TER 17709, 1ère classe.
Lyon Part Dieu-Arles, porte des toilettes, 9 fév. 2018
On n’a encore rien dit sur l’abstraction tant que l’on ne l’a pas comprise comme l’action de séparer l’esprit de la matière. Dans ce mouvement, la peinture et la photographie procèdent chacune de manière différente. Le peintre intervient directement sur la matière de son art jusqu’à lui conférer la forme de son choix et isoler celle-ci en un objet indépendant de son contexte d’extraction, différent de tout objet nommable et seulement identifiable par son unique présence. L’acte du photographe n’a aucune autre matière à transformer que la réalité visible par tous et l’abstraction consiste alors essentiellement dans le cadrage. Autant dire que toute prise de vue engendre une abstraction. Aussi, tandis que le peintre peut légitimement ignorer la question : « Qu’est-ce que ça représente ? », le photographe doit pouvoir y répondre, particulièrement quand sa photographie ne représente rien qui rappelle un objet du monde.
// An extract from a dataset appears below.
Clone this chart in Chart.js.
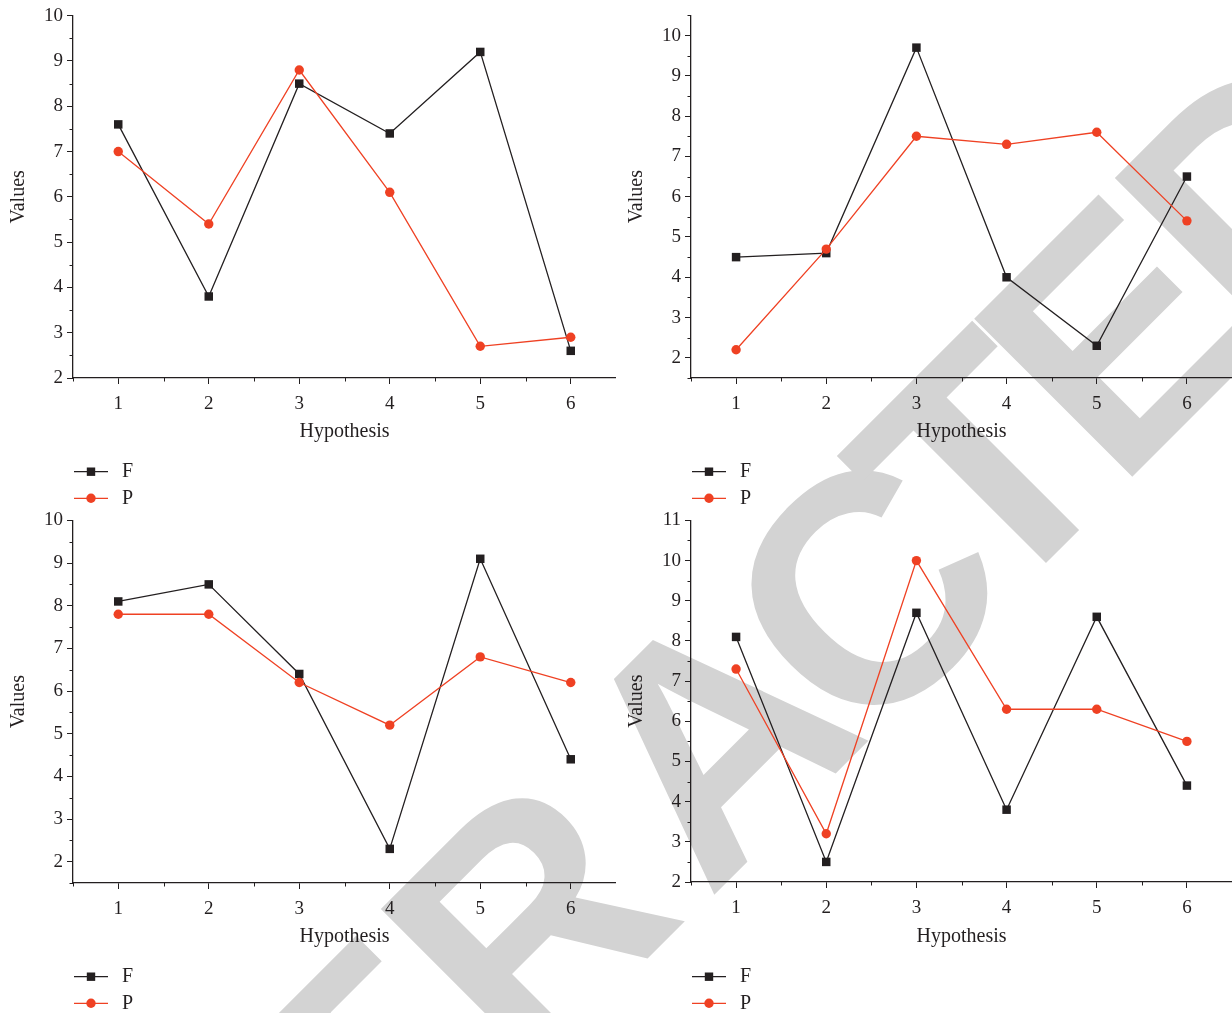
<!DOCTYPE html>
<html>
<head>
<meta charset="utf-8">
<title>F and P values by hypothesis</title>
<script src="https://cdn.jsdelivr.net/npm/chart.js@4.4.1/dist/chart.umd.min.js"></script>
<style>
  html, body { margin: 0; padding: 0; background: #fff; }
  #page { position: relative; width: 1232px; height: 1013px; overflow: hidden; }
  .wm {
    position: absolute;
    font-family: 'Liberation Sans', Arial, sans-serif;
    font-weight: 700;
    font-size: 325px;
    line-height: 1;
    color: #d3d3d3;
    transform: translate(-50%, -50%) rotate(-45deg);
    white-space: nowrap;
  }
  canvas { position: absolute; }
</style>
</head>
<body>
<div id="page">
  <div id="watermark"></div>
  <canvas id="c1" width="616" height="505" style="left:0;top:0;"></canvas>
  <canvas id="c2" width="616" height="505" style="left:616px;top:0;"></canvas>
  <canvas id="c3" width="616" height="508" style="left:0;top:505px;"></canvas>
  <canvas id="c4" width="616" height="508" style="left:616px;top:505px;"></canvas>
</div>
<script>
// --- data ---
const hypothesis = [1, 2, 3, 4, 5, 6];
const seriesNames = ['F', 'P'];

const f1 = [7.6, 3.8, 8.5, 7.4, 9.2, 2.6];
const p1 = [7.0, 5.4, 8.8, 6.1, 2.7, 2.9];

const f2 = [4.5, 4.6, 9.7, 4.0, 2.3, 6.5];
const p2 = [2.2, 4.7, 7.5, 7.3, 7.6, 5.4];

const f3 = [8.1, 8.5, 6.4, 2.3, 9.1, 4.4];
const p3 = [7.8, 7.8, 6.2, 5.2, 6.8, 6.2];

const f4 = [8.1, 2.5, 8.7, 3.8, 8.6, 4.4];
const p4 = [7.3, 3.2, 10.0, 6.3, 6.3, 5.5];

const yTicksTo10 = [2, 3, 4, 5, 6, 7, 8, 9, 10];
const yTicksTo11 = [2, 3, 4, 5, 6, 7, 8, 9, 10, 11];

// --- styling ---
const INK = '#231f20';
const RED = '#ef4123';
const SERIF = "'Liberation Serif', 'Times New Roman', serif";

// watermark letters, placed by hand along a 45° diagonal
const wmLetters = [
  ['E', 226, 1223], ['T', 367, 1082], ['R', 527, 920], ['A', 712, 738],
  ['C', 865, 592], ['T', 983, 467], ['E', 1114, 336], ['D', 1261, 189]
];
const wm = document.getElementById('watermark');
wmLetters.forEach(([ch, x, y]) => {
  const s = document.createElement('span');
  s.className = 'wm';
  s.textContent = ch;
  s.style.left = x + 'px';
  s.style.top = y + 'px';
  wm.appendChild(s);
});

// small half-step ticks on both axes
const minorTicks = {
  id: 'minorTicks',
  afterDraw(chart) {
    const { ctx, scales: { x, y } } = chart;
    ctx.save();
    ctx.strokeStyle = INK;
    ctx.lineWidth = 1;
    ctx.beginPath();
    for (let v = x.min; v <= x.max + 1e-9; v += 1) {
      const px = Math.round(x.getPixelForValue(v)) + 0.5;
      ctx.moveTo(px, y.bottom);
      ctx.lineTo(px, y.bottom + 3.5);
    }
    for (let v = Math.ceil(y.min - 0.5) + 0.5; v <= y.max + 1e-9; v += 1) {
      const py = Math.round(y.getPixelForValue(v)) + 0.5;
      ctx.moveTo(x.left, py);
      ctx.lineTo(x.left - 3.5, py);
    }
    ctx.stroke();
    ctx.restore();
  }
};

// Origin-style legend: short line with marker, label to the right, stacked
const stackedLegend = {
  id: 'stackedLegend',
  afterDraw(chart, args, opts) {
    const { ctx } = chart;
    ctx.save();
    chart.data.datasets.forEach((ds, i) => {
      const y = opts.y[i];
      const x0 = opts.x;
      ctx.strokeStyle = ds.borderColor;
      ctx.lineWidth = 1.3;
      ctx.beginPath();
      ctx.moveTo(x0, y);
      ctx.lineTo(x0 + 34, y);
      ctx.stroke();
      ctx.fillStyle = ds.borderColor;
      if (ds.pointStyle === 'rect') {
        ctx.fillRect(x0 + 17 - 4.2, y - 4.2, 8.4, 8.4);
      } else {
        ctx.beginPath();
        ctx.arc(x0 + 17, y, 4.7, 0, Math.PI * 2);
        ctx.fill();
      }
      ctx.fillStyle = INK;
      ctx.font = '20px ' + SERIF;
      ctx.textBaseline = 'middle';
      ctx.textAlign = 'left';
      ctx.fillText(ds.label, x0 + 48, y);
    });
    ctx.restore();
  }
};

const panels = [
  { id: 'c1', f: f1, p: p1, yMin: 2,   yMax: 10,   yTicks: yTicksTo10, axisW: 73, top: 15.7, bottom: 378, titlePad: 7,  legendX: 74 },
  { id: 'c2', f: f2, p: p2, yMin: 1.5, yMax: 10.5, yTicks: yTicksTo10, axisW: 75, top: 14.9, bottom: 378, titlePad: 9,  legendX: 76 },
  { id: 'c3', f: f3, p: p3, yMin: 1.5, yMax: 10,   yTicks: yTicksTo10, axisW: 73, top: 14,   bottom: 378, titlePad: 7,  legendX: 74 },
  { id: 'c4', f: f4, p: p4, yMin: 2,   yMax: 11,   yTicks: yTicksTo11, axisW: 75, top: 15,   bottom: 377, titlePad: 9,  legendX: 76 }
];

function makeChart(cfg) {
  const canvas = document.getElementById(cfg.id);
  const H = canvas.height;
  const toPoints = vals => hypothesis.map((h, i) => ({ x: h, y: vals[i] }));

  return new Chart(canvas, {
    type: 'line',
    data: {
      datasets: [
        {
          label: seriesNames[0],
          data: toPoints(cfg.f),
          borderColor: INK,
          backgroundColor: INK,
          borderWidth: 1.3,
          pointStyle: 'rect',
          pointRadius: 6,
          pointBorderWidth: 0,
          pointBackgroundColor: INK,
          tension: 0,
          clip: false,
          order: 1
        },
        {
          label: seriesNames[1],
          data: toPoints(cfg.p),
          borderColor: RED,
          backgroundColor: RED,
          borderWidth: 1.3,
          pointStyle: 'circle',
          pointRadius: 4.7,
          pointBorderWidth: 0,
          pointBackgroundColor: RED,
          tension: 0,
          clip: false,
          order: 0
        }
      ]
    },
    options: {
      responsive: false,
      animation: false,
      events: [],
      layout: { autoPadding: false, padding: { top: cfg.top, right: 0, bottom: 0, left: 0 } },
      plugins: {
        legend: { display: false },
        tooltip: { enabled: false },
        stackedLegend: { x: cfg.legendX, y: [471.7, 498.3] }
      },
      scales: {
        x: {
          type: 'linear',
          min: 0.5,
          max: 6.5,
          afterBuildTicks: s => { s.ticks = hypothesis.map(v => ({ value: v })); },
          afterFit: s => { s.height = H - cfg.bottom; },
          border: { display: true, color: INK, width: 1.3 },
          grid: { drawOnChartArea: false, drawTicks: true, tickLength: 6, tickColor: INK, tickWidth: 1 },
          ticks: { color: INK, font: { family: SERIF, size: 19 }, padding: 9, maxRotation: 0 },
          title: {
            display: true,
            text: 'Hypothesis',
            color: INK,
            font: { family: SERIF, size: 20 },
            padding: { top: 0, bottom: H - 432 - 12 }
          }
        },
        y: {
          type: 'linear',
          min: cfg.yMin,
          max: cfg.yMax,
          afterBuildTicks: s => { s.ticks = cfg.yTicks.map(v => ({ value: v })); },
          afterFit: s => { s.width = cfg.axisW; },
          border: { display: true, color: INK, width: 1.3 },
          grid: { drawOnChartArea: false, drawTicks: true, tickLength: 6, tickColor: INK, tickWidth: 1 },
          ticks: { color: INK, font: { family: SERIF, size: 19 }, padding: 4 },
          title: {
            display: true,
            text: 'Values',
            color: INK,
            font: { family: SERIF, size: 20 },
            padding: { top: cfg.titlePad, bottom: 0 }
          }
        }
      }
    },
    plugins: [minorTicks, stackedLegend]
  });
}

panels.forEach(makeChart);
</script>
</body>
</html>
La photographie que j’ai prise dans le TER 17709 joue sur l’ambiguïté de ces deux abstractions : elle pourrait être prise pour la photographie d’une peinture abstraite ou elle pourrait y ressembler. La légende que je lui donne n’a aucune valeur de preuve de son extraction. Elle pourrait provenir de n’importe quelle autre surface que celle des chiottes d’un TER. Ce n’est pas une peinture et c’est une photographie qui n’a d’intérêt que pour elle seule, indépendamment de son contexte.